Why, subtract 158 from 584, of course.
So, 584 - 158 = 426. Hey!
Hence one pair is 158 and 426.
Go get the other two pairs.
I see.
Okay. In 235, the last number, the 5, is the units digit.
(the first number, the 2, is the hunhreds digit; the 3 is the tens digit)
(Hundreds digit, tens digit, units digit -----for a number with 3 digits. May I assume your son understands a digit?)
So "sum of the units digits" of "235 +349" is 5+9. Which is 14. Then the units digit of this 14 is 4.
I see again. I see he is not yet a Year-4 student.
Pushing the son too early?
Is he a gifted one, though?
Advice, if your son's got a "normal" Math-brain, and he is just in 2nd Grade yet, please avoid 4th-Grade Math for now for the kid. Drill him on his current Grade level only.
If he is gifted, hey, persevere on those 4th-Grade Math exercise!
I don't think anyone has said this; forgive me if they have.
Isn't it a case of just being able to put the numbers in order?
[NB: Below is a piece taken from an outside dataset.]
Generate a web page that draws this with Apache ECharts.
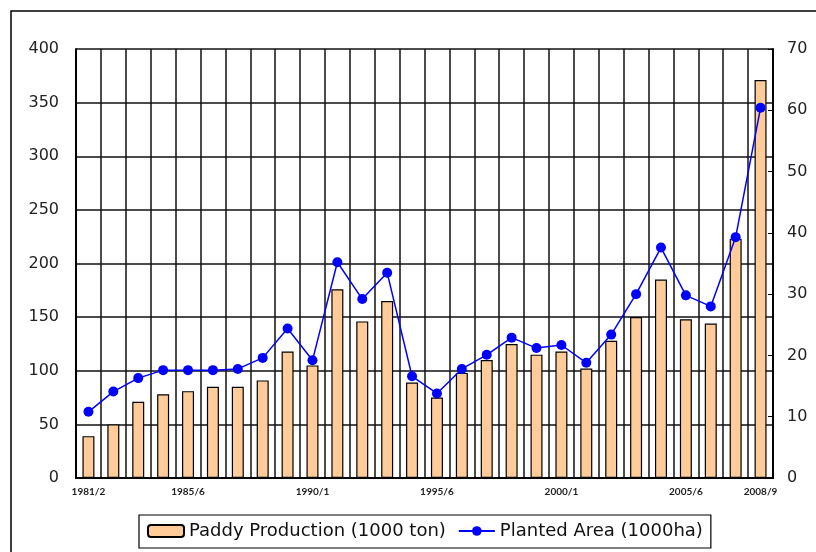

Put them in order, and then take the biggest and the smallest and pair them up. Then the next biggest and the next smallest... There is no need to do any adding or even know what the totals are.
Well they just have to be. If you're told that the numbers will pair up, then the smallest one has to go with the largest and so on. If the largest one went with anything other than the smallest, then there wouldn't be a number to go with the smallest one to make it add up.